Forty years in the United States

On January 2 of 1983, I landed in Los Angeles. I didn't have a return ticket. My idea was to stay one or two years in the United States and return later to Mexico. Everything I had – a suitcase, a guitar and a portfolio – I could carry in my two hands. It was little, very little. But I felt free for the first time in a long time.
I left Mexico because of censorship. The TV station where I worked did not want to broadcast a report I put together on the psychology of Mexicans and how presidents were in fact hand-picked by the outgoing presidents. No one knew me. No one cared. But I did not want to be a journalist under censorship. I quit. “I burned the ships,” I told my mother, somewhere between scared and proudly. I left, with my meager savings and the sale of my rickety red Volkswagen.
I went to Los Angeles because I had a visa to study at UCLA, which offered a certificate program in journalism and television. That was my escape, and my excuse. In reality, I need time to figure out what to do and a chance to change my life. That first year, I ate a lot of bread and lettuce salads. But I felt embraced by a country where journalists could say whatever they wanted, without fear of reprisals or punishments.
I bought a small black and white TV – the screen was about two fists wide – and started to learn about the Latino community. At that time, we were barely 15 million – and only recently baptized as Hispanics. Today we are more than 62 million. In effect, I surfed the Hispanic wave.
A year after I arrived, and after I finished my studies, I got a job as a reporter at Channel 34 in Los Angeles. Pete Moraga, the news director, was my angel. He gave me my first job and invited me to his house for my first Thanksgiving dinner. In 1986 I moved to Miami to work for what is now Univision and shortly afterward, after a crisis within the network, became the anchor of the daily news program. I was only 28 years old. I had never interviewed a president or covered a war, and I didn't understand even myself in English.

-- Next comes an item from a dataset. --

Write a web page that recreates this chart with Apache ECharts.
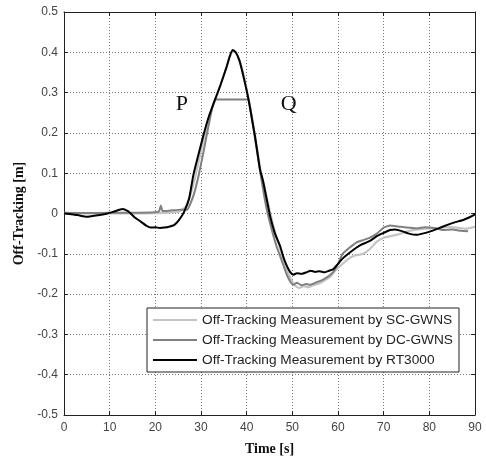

But Univision became my second home. I learned to question power and do journalism on the run. And today, with the addition of a couple of small gigs, I am still in the same job. This marvelous profession has allowed me to go places where history is being made and interview its protagonists. I cannot imagine a more intense life.
The United States gave me opportunities that my birth country never could. That's why I am so grateful. No one, never, has told me that something cannot be broadcast. And that's why I am totally in favor of freedom of expression – and favor the release of Julian Assange, jailed for publishing secret military documents.
It was here I learned that credibility is the only thing journalists have. And once it's lost, it can never be recovered.
When I came to this country, Ronald Reagan was president. And I admired the US system of democracy, more than two centuries old. The Mexico I left behind was the opposite. Authoritarian, fraudulent, corrupt. I never imagined that almost four decades later later, a lying and egotistic multimillionaire like Donald Trump would shake the US system by refusing to recognize the results of a presidential election.
When I was young, I never told my parents I wanted to be an immigrant. I wanted to be a soccer player, or a rocker. What happens is that some are forced to emigrate. Of course, there is a country that attracts you. But no one wants to leave their home, their family, their favorite place, their smell.
I appreciate enormously the opportunities and privileges I have had. I swallowed the whole American Dream. My children were born in the United States, and have had opportunities I could never even imagine. Their lives, I expect, will be much better than mine. I have a “modern family,” affectionate, fun and marvelous. Had I remained in Mexico – one of the world's most dangerous countries for journalists – I fear I would be telling a different story.
And even so, I miss Mexico so much.
Immigrants suffer from loneliness and the feeling of being far away. And they are always thinking of returning. I never felt so alone than at a year's end concert in Los Angeles, surrounded by people and yet with no one to hug. And I don't forgive myself for being at work in Miami when my father died in Mexico City from a heart attack. It is inevitable to think that sometimes we're in the wrong place.
As foreigners, we learn to live with rejection. In some ways, it makes you stronger. So many times I have been told in the United States to go back to my country, and when I go back there are Mexicans who call me a traitor and tell me I no longer belong there. Holding two passports, one green and one blue, there are days I feel I belong in both countries. And on other days, none. But I feel good in my own skin and I am optimistic about the future.
When I came to the United States, there was one big Hispanic leader, Cesar Chavez. After his death, we looked for someone to replace him. And soon we realized that we needed thousands of Cesar Chavez, not just one other. We went on, from bigger numbers to a little bit of power. And that's measured by the representation we have in the Supreme Court (Justice Sonia Sotomayor) and the International Space Station (Salvadoran-American astronaut Frank Rubio) and the new heroes Andor and Namor (played by Mexican actors Diego Luna and Tenoch Huerta) and the 45 Hispanic members of Congress, more than ever. As Cesar Chavez said, “We have seen future, and the future is ours.”
There are days when I think about how my life would have been had I stayed in Mexico. And my only answer is that it would have been very different. What I do know is that the most courageous and transcendental decision of my life was to become an immigrant.
That's why I am here, 40 years later. Because I risked it all. And today I know of no other way to live.